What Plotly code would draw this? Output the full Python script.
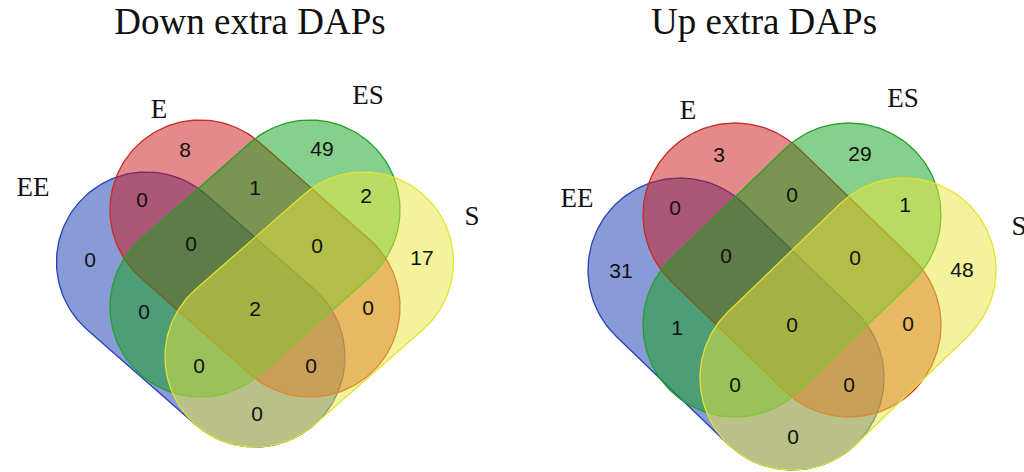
import numpy as np
import plotly.graph_objects as go

# ---------------- data ----------------
SET_NAMES = ["EE", "E", "ES", "S"]
REGIONS = ["EE", "E", "ES", "S",
           "EE&E", "E&ES", "ES&S",
           "EE&E&ES", "E&ES&S", "EE&E&ES&S",
           "EE&ES", "E&S",
           "EE&ES&S", "EE&E&S", "EE&S"]
DOWN_COUNTS = [0, 8, 49, 17, 0, 1, 2, 0, 0, 2, 0, 0, 0, 0, 0]
UP_COUNTS = [31, 3, 29, 48, 0, 0, 1, 0, 0, 0, 1, 0, 0, 0, 0]
TITLES = ["Down extra DAPs", "Up extra DAPs"]

# ---------------- layout / styling ----------------
FILL_BASE = {"EE": (19, 55, 173), "E": (203, 21, 21), "ES": (15, 159, 25), "S": (233, 231, 59)}
LINE_COL = {"EE": "rgb(40,65,185)", "E": "rgb(205,40,40)", "ES": "rgb(35,160,40)", "S": "rgb(228,226,50)"}

DIAGRAMS = [
    dict(cx=255, cy=210, din=55, dout=108.5, dyo=52, dyl=97, dyb=147, r=90,
         title_xy=(250, 25),
         set_lab={"EE": (-222, -21), "E": (-96, -99), "ES": (113, -113), "S": (217, 8)},
         reg={"EE": (-165, 52), "E": (-70, -58), "ES": (67, -59), "S": (167, 50),
              "EE&E": (-113, -8), "E&ES": (0, -20), "ES&S": (111, -12),
              "EE&E&ES": (-64, 36), "E&ES&S": (62, 38), "EE&E&ES&S": (0, 101),
              "EE&ES": (-111, 104), "E&S": (113, 100),
              "EE&ES&S": (-56, 158), "EE&E&S": (56, 158), "EE&S": (2, 206)}),
    dict(cx=792, cy=215, din=57, dout=112, dyo=55, dyl=110, dyb=163, r=92,
         title_xy=(764, 25),
         set_lab={"EE": (-215, -15), "E": (-104, -103), "ES": (111, -115), "S": (227, 13)},
         reg={"EE": (-171, 58), "E": (-73, -58), "ES": (68, -59), "S": (170, 57),
              "EE&E": (-117, -5), "E&ES": (0, -18), "ES&S": (113, -8),
              "EE&E&ES": (-66, 43), "E&ES&S": (63, 45), "EE&E&ES&S": (0, 112),
              "EE&ES": (-115, 115), "E&S": (116, 111),
              "EE&ES&S": (-57, 172), "EE&E&S": (57, 172), "EE&S": (1, 224)}),
]


def stadium(A, B, r, n=80):
    ax, ay = A
    bx, by = B
    phi = np.arctan2(by - ay, bx - ax)
    t1 = np.linspace(phi - np.pi / 2, phi + np.pi / 2, n)
    t2 = np.linspace(phi + np.pi / 2, phi + 3 * np.pi / 2, n)
    xs = np.concatenate([bx + r * np.cos(t1), ax + r * np.cos(t2), [bx + r * np.cos(t1[0])]])
    ys = np.concatenate([by + r * np.sin(t1), ay + r * np.sin(t2), [by + r * np.sin(t1[0])]])
    return xs, ys


def shape_ends(g, name):
    cx, cy = g["cx"], g["cy"]
    if name == "EE":
        return (cx - g["dout"], cy + g["dyo"]), (cx, cy + g["dyb"])
    if name == "E":
        return (cx - g["din"], cy), (cx + g["din"], cy + g["dyl"])
    if name == "ES":
        return (cx + g["din"], cy), (cx - g["din"], cy + g["dyl"])
    return (cx + g["dout"], cy + g["dyo"]), (cx, cy + g["dyb"])


fig = go.Figure()
serif = "Liberation Serif, Times New Roman, serif"
sans = "Liberation Sans, Arial, sans-serif"

for g, counts, title in zip(DIAGRAMS, [DOWN_COUNTS, UP_COUNTS], TITLES):
    for name in SET_NAMES:
        A, B = shape_ends(g, name)
        xs, ys = stadium(A, B, g["r"])
        rr, gg, bb = FILL_BASE[name]
        fig.add_trace(go.Scatter(
            x=xs, y=ys, mode="lines", fill="toself",
            fillcolor=f"rgba({rr},{gg},{bb},0.5)",
            line=dict(color=LINE_COL[name], width=1.3),
            hoverinfo="skip", showlegend=False))
    # region counts
    fig.add_trace(go.Scatter(
        x=[g["cx"] + g["reg"][k][0] for k in REGIONS],
        y=[g["cy"] + g["reg"][k][1] for k in REGIONS],
        text=[str(c) for c in counts], mode="text",
        textfont=dict(family=sans, size=21, color="#111111"),
        hoverinfo="skip", showlegend=False, cliponaxis=False))
    # set labels
    fig.add_trace(go.Scatter(
        x=[g["cx"] + g["set_lab"][k][0] for k in SET_NAMES],
        y=[g["cy"] + g["set_lab"][k][1] for k in SET_NAMES],
        text=SET_NAMES, mode="text",
        textfont=dict(family=serif, size=27, color="#111111"),
        hoverinfo="skip", showlegend=False, cliponaxis=False))
    # title
    fig.add_trace(go.Scatter(
        x=[g["title_xy"][0]], y=[g["title_xy"][1]],
        text=[title], mode="text",
        textfont=dict(family=serif, size=37, color="#111111"),
        hoverinfo="skip", showlegend=False, cliponaxis=False))

fig.update_layout(
    width=1024, height=472,
    margin=dict(l=0, r=0, t=0, b=0),
    paper_bgcolor="white", plot_bgcolor="white",
    xaxis=dict(range=[0, 1024], visible=False, fixedrange=True),
    yaxis=dict(range=[472, 0], visible=False, fixedrange=True),
)

fig.write_html("out.html",
               config={"displayModeBar": False},
               post_script="document.body.style.margin='0';document.body.style.overflow='hidden';")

-- OBJECTIVE --
Take the listing and print it again exactly, but without any pictures.

-- WRITTEN REPLY --
What Plotly code would draw this? Output the full Python script.
import numpy as np
import plotly.graph_objects as go

# ---------------- data ----------------
SET_NAMES = ["EE", "E", "ES", "S"]
REGIONS = ["EE", "E", "ES", "S",
           "EE&E", "E&ES", "ES&S",
           "EE&E&ES", "E&ES&S", "EE&E&ES&S",
           "EE&ES", "E&S",
           "EE&ES&S", "EE&E&S", "EE&S"]
DOWN_COUNTS = [0, 8, 49, 17, 0, 1, 2, 0, 0, 2, 0, 0, 0, 0, 0]
UP_COUNTS = [31, 3, 29, 48, 0, 0, 1, 0, 0, 0, 1, 0, 0, 0, 0]
TITLES = ["Down extra DAPs", "Up extra DAPs"]

# ---------------- layout / styling ----------------
FILL_BASE = {"EE": (19, 55, 173), "E": (203, 21, 21), "ES": (15, 159, 25), "S": (233, 231, 59)}
LINE_COL = {"EE": "rgb(40,65,185)", "E": "rgb(205,40,40)", "ES": "rgb(35,160,40)", "S": "rgb(228,226,50)"}

DIAGRAMS = [
    dict(cx=255, cy=210, din=55, dout=108.5, dyo=52, dyl=97, dyb=147, r=90,
         title_xy=(250, 25),
         set_lab={"EE": (-222, -21), "E": (-96, -99), "ES": (113, -113), "S": (217, 8)},
         reg={"EE": (-165, 52), "E": (-70, -58), "ES": (67, -59), "S": (167, 50),
              "EE&E": (-113, -8), "E&ES": (0, -20), "ES&S": (111, -12),
              "EE&E&ES": (-64, 36), "E&ES&S": (62, 38), "EE&E&ES&S": (0, 101),
              "EE&ES": (-111, 104), "E&S": (113, 100),
              "EE&ES&S": (-56, 158), "EE&E&S": (56, 158), "EE&S": (2, 206)}),
    dict(cx=792, cy=215, din=57, dout=112, dyo=55, dyl=110, dyb=163, r=92,
         title_xy=(764, 25),
         set_lab={"EE": (-215, -15), "E": (-104, -103), "ES": (111, -115), "S": (227, 13)},
         reg={"EE": (-171, 58), "E": (-73, -58), "ES": (68, -59), "S": (170, 57),
              "EE&E": (-117, -5), "E&ES": (0, -18), "ES&S": (113, -8),
              "EE&E&ES": (-66, 43), "E&ES&S": (63, 45), "EE&E&ES&S": (0, 112),
              "EE&ES": (-115, 115), "E&S": (116, 111),
              "EE&ES&S": (-57, 172), "EE&E&S": (57, 172), "EE&S": (1, 224)}),
]


def stadium(A, B, r, n=80):
    ax, ay = A
    bx, by = B
    phi = np.arctan2(by - ay, bx - ax)
    t1 = np.linspace(phi - np.pi / 2, phi + np.pi / 2, n)
    t2 = np.linspace(phi + np.pi / 2, phi + 3 * np.pi / 2, n)
    xs = np.concatenate([bx + r * np.cos(t1), ax + r * np.cos(t2), [bx + r * np.cos(t1[0])]])
    ys = np.concatenate([by + r * np.sin(t1), ay + r * np.sin(t2), [by + r * np.sin(t1[0])]])
    return xs, ys


def shape_ends(g, name):
    cx, cy = g["cx"], g["cy"]
    if name == "EE":
        return (cx - g["dout"], cy + g["dyo"]), (cx, cy + g["dyb"])
    if name == "E":
        return (cx - g["din"], cy), (cx + g["din"], cy + g["dyl"])
    if name == "ES":
        return (cx + g["din"], cy), (cx - g["din"], cy + g["dyl"])
    return (cx + g["dout"], cy + g["dyo"]), (cx, cy + g["dyb"])


fig = go.Figure()
serif = "Liberation Serif, Times New Roman, serif"
sans = "Liberation Sans, Arial, sans-serif"

for g, counts, title in zip(DIAGRAMS, [DOWN_COUNTS, UP_COUNTS], TITLES):
    for name in SET_NAMES:
        A, B = shape_ends(g, name)
        xs, ys = stadium(A, B, g["r"])
        rr, gg, bb = FILL_BASE[name]
        fig.add_trace(go.Scatter(
            x=xs, y=ys, mode="lines", fill="toself",
            fillcolor=f"rgba({rr},{gg},{bb},0.5)",
            line=dict(color=LINE_COL[name], width=1.3),
            hoverinfo="skip", showlegend=False))
    # region counts
    fig.add_trace(go.Scatter(
        x=[g["cx"] + g["reg"][k][0] for k in REGIONS],
        y=[g["cy"] + g["reg"][k][1] for k in REGIONS],
        text=[str(c) for c in counts], mode="text",
        textfont=dict(family=sans, size=21, color="#111111"),
        hoverinfo="skip", showlegend=False, cliponaxis=False))
    # set labels
    fig.add_trace(go.Scatter(
        x=[g["cx"] + g["set_lab"][k][0] for k in SET_NAMES],
        y=[g["cy"] + g["set_lab"][k][1] for k in SET_NAMES],
        text=SET_NAMES, mode="text",
        textfont=dict(family=serif, size=27, color="#111111"),
        hoverinfo="skip", showlegend=False, cliponaxis=False))
    # title
    fig.add_trace(go.Scatter(
        x=[g["title_xy"][0]], y=[g["title_xy"][1]],
        text=[title], mode="text",
        textfont=dict(family=serif, size=37, color="#111111"),
        hoverinfo="skip", showlegend=False, cliponaxis=False))

fig.update_layout(
    width=1024, height=472,
    margin=dict(l=0, r=0, t=0, b=0),
    paper_bgcolor="white", plot_bgcolor="white",
    xaxis=dict(range=[0, 1024], visible=False, fixedrange=True),
    yaxis=dict(range=[472, 0], visible=False, fixedrange=True),
)

fig.write_html("out.html",
               config={"displayModeBar": False},
               post_script="document.body.style.margin='0';document.body.style.overflow='hidden';")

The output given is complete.